··· RAW DATA
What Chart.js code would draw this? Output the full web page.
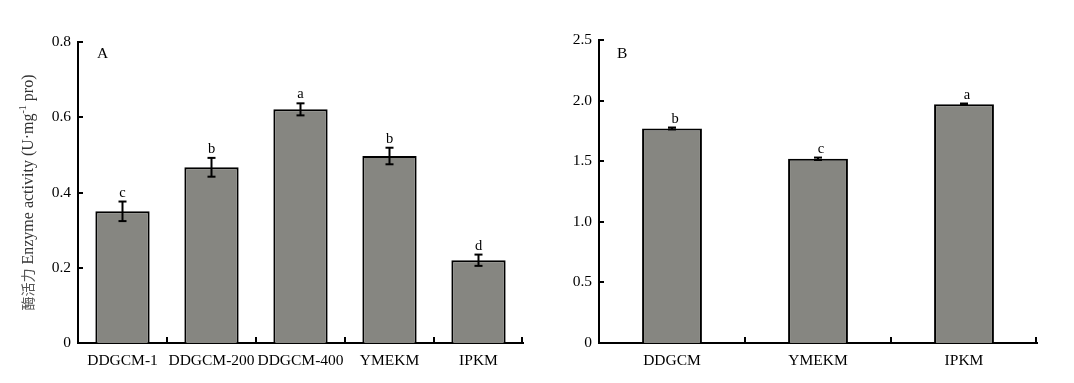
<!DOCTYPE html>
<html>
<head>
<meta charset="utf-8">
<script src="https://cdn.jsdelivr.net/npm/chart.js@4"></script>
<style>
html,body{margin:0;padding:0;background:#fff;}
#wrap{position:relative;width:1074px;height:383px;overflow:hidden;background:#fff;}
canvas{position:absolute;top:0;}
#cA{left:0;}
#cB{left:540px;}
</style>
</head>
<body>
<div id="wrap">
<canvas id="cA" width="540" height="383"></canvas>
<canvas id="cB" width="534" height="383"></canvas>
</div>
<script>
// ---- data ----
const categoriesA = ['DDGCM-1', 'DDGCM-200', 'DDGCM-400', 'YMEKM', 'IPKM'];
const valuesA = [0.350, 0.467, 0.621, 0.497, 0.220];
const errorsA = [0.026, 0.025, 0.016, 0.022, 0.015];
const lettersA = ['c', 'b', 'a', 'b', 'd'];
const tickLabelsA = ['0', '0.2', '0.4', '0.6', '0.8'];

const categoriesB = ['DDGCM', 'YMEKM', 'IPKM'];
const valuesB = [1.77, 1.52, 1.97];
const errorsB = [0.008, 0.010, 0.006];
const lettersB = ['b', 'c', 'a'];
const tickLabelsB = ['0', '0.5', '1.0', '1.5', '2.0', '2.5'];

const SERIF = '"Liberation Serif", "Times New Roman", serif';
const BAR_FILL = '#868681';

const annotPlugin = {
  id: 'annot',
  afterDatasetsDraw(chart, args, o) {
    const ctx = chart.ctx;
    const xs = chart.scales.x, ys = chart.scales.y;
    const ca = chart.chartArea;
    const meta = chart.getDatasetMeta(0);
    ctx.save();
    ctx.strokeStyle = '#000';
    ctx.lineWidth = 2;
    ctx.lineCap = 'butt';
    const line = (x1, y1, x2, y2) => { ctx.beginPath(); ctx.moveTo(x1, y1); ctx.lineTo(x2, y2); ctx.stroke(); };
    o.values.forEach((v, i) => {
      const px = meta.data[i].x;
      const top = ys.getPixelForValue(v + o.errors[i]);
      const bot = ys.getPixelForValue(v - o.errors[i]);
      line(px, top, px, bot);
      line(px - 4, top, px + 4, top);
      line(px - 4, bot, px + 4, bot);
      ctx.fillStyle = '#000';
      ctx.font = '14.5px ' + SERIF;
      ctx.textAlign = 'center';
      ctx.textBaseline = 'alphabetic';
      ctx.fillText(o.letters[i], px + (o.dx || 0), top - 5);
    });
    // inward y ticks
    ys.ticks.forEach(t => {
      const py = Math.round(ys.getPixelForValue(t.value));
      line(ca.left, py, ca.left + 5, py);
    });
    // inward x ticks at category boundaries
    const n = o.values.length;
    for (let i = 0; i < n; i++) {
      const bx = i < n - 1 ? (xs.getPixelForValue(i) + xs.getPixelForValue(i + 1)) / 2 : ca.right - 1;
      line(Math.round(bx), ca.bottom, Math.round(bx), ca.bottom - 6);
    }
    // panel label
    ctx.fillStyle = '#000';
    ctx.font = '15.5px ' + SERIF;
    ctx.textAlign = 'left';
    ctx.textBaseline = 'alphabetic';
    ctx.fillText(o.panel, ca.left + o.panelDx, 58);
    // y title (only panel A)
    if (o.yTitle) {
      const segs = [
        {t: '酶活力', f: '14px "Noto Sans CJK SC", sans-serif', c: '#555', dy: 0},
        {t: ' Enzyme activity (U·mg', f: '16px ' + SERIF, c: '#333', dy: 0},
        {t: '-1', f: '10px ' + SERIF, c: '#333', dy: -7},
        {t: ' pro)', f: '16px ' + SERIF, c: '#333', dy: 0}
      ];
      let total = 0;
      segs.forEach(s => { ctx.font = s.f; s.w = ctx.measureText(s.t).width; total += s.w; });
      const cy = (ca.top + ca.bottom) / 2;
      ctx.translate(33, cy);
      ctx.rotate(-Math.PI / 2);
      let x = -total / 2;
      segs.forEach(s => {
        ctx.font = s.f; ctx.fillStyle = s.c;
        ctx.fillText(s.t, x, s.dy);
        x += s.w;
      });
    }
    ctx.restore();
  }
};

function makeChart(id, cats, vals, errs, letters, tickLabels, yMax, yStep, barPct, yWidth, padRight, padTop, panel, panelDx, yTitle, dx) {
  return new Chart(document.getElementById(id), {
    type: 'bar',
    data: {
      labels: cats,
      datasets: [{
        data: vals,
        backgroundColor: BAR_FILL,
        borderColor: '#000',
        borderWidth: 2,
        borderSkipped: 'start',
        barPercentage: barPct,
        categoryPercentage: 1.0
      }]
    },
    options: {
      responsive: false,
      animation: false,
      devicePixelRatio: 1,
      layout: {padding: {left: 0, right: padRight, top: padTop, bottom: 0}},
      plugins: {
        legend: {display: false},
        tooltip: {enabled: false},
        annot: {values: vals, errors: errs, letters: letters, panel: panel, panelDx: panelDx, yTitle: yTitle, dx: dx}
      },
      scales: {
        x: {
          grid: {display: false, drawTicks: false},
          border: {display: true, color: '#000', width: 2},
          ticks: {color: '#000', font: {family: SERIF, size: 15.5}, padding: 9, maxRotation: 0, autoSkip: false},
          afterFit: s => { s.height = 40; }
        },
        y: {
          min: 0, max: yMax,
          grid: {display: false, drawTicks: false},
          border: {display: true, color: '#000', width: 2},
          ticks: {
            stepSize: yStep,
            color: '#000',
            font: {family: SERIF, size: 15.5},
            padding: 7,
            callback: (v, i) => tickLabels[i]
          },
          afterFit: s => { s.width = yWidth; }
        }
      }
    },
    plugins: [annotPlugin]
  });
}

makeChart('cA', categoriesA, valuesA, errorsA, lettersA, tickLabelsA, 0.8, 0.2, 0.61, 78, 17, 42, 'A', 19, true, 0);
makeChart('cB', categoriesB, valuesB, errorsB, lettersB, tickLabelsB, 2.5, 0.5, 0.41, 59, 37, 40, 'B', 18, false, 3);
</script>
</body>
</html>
······
**WHAT IS REQUIRED**
Set every line down exactly as written, leaving each picture out.

**EXPECTED ANSWER**
What Chart.js code would draw this? Output the full web page.
<!DOCTYPE html>
<html>
<head>
<meta charset="utf-8">
<script src="https://cdn.jsdelivr.net/npm/chart.js@4"></script>
<style>
html,body{margin:0;padding:0;background:#fff;}
#wrap{position:relative;width:1074px;height:383px;overflow:hidden;background:#fff;}
canvas{position:absolute;top:0;}
#cA{left:0;}
#cB{left:540px;}
</style>
</head>
<body>
<div id="wrap">
<canvas id="cA" width="540" height="383"></canvas>
<canvas id="cB" width="534" height="383"></canvas>
</div>
<script>
// ---- data ----
const categoriesA = ['DDGCM-1', 'DDGCM-200', 'DDGCM-400', 'YMEKM', 'IPKM'];
const valuesA = [0.350, 0.467, 0.621, 0.497, 0.220];
const errorsA = [0.026, 0.025, 0.016, 0.022, 0.015];
const lettersA = ['c', 'b', 'a', 'b', 'd'];
const tickLabelsA = ['0', '0.2', '0.4', '0.6', '0.8'];

const categoriesB = ['DDGCM', 'YMEKM', 'IPKM'];
const valuesB = [1.77, 1.52, 1.97];
const errorsB = [0.008, 0.010, 0.006];
const lettersB = ['b', 'c', 'a'];
const tickLabelsB = ['0', '0.5', '1.0', '1.5', '2.0', '2.5'];

const SERIF = '"Liberation Serif", "Times New Roman", serif';
const BAR_FILL = '#868681';

const annotPlugin = {
  id: 'annot',
  afterDatasetsDraw(chart, args, o) {
    const ctx = chart.ctx;
    const xs = chart.scales.x, ys = chart.scales.y;
    const ca = chart.chartArea;
    const meta = chart.getDatasetMeta(0);
    ctx.save();
    ctx.strokeStyle = '#000';
    ctx.lineWidth = 2;
    ctx.lineCap = 'butt';
    const line = (x1, y1, x2, y2) => { ctx.beginPath(); ctx.moveTo(x1, y1); ctx.lineTo(x2, y2); ctx.stroke(); };
    o.values.forEach((v, i) => {
      const px = meta.data[i].x;
      const top = ys.getPixelForValue(v + o.errors[i]);
      const bot = ys.getPixelForValue(v - o.errors[i]);
      line(px, top, px, bot);
      line(px - 4, top, px + 4, top);
      line(px - 4, bot, px + 4, bot);
      ctx.fillStyle = '#000';
      ctx.font = '14.5px ' + SERIF;
      ctx.textAlign = 'center';
      ctx.textBaseline = 'alphabetic';
      ctx.fillText(o.letters[i], px + (o.dx || 0), top - 5);
    });
    // inward y ticks
    ys.ticks.forEach(t => {
      const py = Math.round(ys.getPixelForValue(t.value));
      line(ca.left, py, ca.left + 5, py);
    });
    // inward x ticks at category boundaries
    const n = o.values.length;
    for (let i = 0; i < n; i++) {
      const bx = i < n - 1 ? (xs.getPixelForValue(i) + xs.getPixelForValue(i + 1)) / 2 : ca.right - 1;
      line(Math.round(bx), ca.bottom, Math.round(bx), ca.bottom - 6);
    }
    // panel label
    ctx.fillStyle = '#000';
    ctx.font = '15.5px ' + SERIF;
    ctx.textAlign = 'left';
    ctx.textBaseline = 'alphabetic';
    ctx.fillText(o.panel, ca.left + o.panelDx, 58);
    // y title (only panel A)
    if (o.yTitle) {
      const segs = [
        {t: '酶活力', f: '14px "Noto Sans CJK SC", sans-serif', c: '#555', dy: 0},
        {t: ' Enzyme activity (U·mg', f: '16px ' + SERIF, c: '#333', dy: 0},
        {t: '-1', f: '10px ' + SERIF, c: '#333', dy: -7},
        {t: ' pro)', f: '16px ' + SERIF, c: '#333', dy: 0}
      ];
      let total = 0;
      segs.forEach(s => { ctx.font = s.f; s.w = ctx.measureText(s.t).width; total += s.w; });
      const cy = (ca.top + ca.bottom) / 2;
      ctx.translate(33, cy);
      ctx.rotate(-Math.PI / 2);
      let x = -total / 2;
      segs.forEach(s => {
        ctx.font = s.f; ctx.fillStyle = s.c;
        ctx.fillText(s.t, x, s.dy);
        x += s.w;
      });
    }
    ctx.restore();
  }
};

function makeChart(id, cats, vals, errs, letters, tickLabels, yMax, yStep, barPct, yWidth, padRight, padTop, panel, panelDx, yTitle, dx) {
  return new Chart(document.getElementById(id), {
    type: 'bar',
    data: {
      labels: cats,
      datasets: [{
        data: vals,
        backgroundColor: BAR_FILL,
        borderColor: '#000',
        borderWidth: 2,
        borderSkipped: 'start',
        barPercentage: barPct,
        categoryPercentage: 1.0
      }]
    },
    options: {
      responsive: false,
      animation: false,
      devicePixelRatio: 1,
      layout: {padding: {left: 0, right: padRight, top: padTop, bottom: 0}},
      plugins: {
        legend: {display: false},
        tooltip: {enabled: false},
        annot: {values: vals, errors: errs, letters: letters, panel: panel, panelDx: panelDx, yTitle: yTitle, dx: dx}
      },
      scales: {
        x: {
          grid: {display: false, drawTicks: false},
          border: {display: true, color: '#000', width: 2},
          ticks: {color: '#000', font: {family: SERIF, size: 15.5}, padding: 9, maxRotation: 0, autoSkip: false},
          afterFit: s => { s.height = 40; }
        },
        y: {
          min: 0, max: yMax,
          grid: {display: false, drawTicks: false},
          border: {display: true, color: '#000', width: 2},
          ticks: {
            stepSize: yStep,
            color: '#000',
            font: {family: SERIF, size: 15.5},
            padding: 7,
            callback: (v, i) => tickLabels[i]
          },
          afterFit: s => { s.width = yWidth; }
        }
      }
    },
    plugins: [annotPlugin]
  });
}

makeChart('cA', categoriesA, valuesA, errorsA, lettersA, tickLabelsA, 0.8, 0.2, 0.61, 78, 17, 42, 'A', 19, true, 0);
makeChart('cB', categoriesB, valuesB, errorsB, lettersB, tickLabelsB, 2.5, 0.5, 0.41, 59, 37, 40, 'B', 18, false, 3);
</script>
</body>
</html>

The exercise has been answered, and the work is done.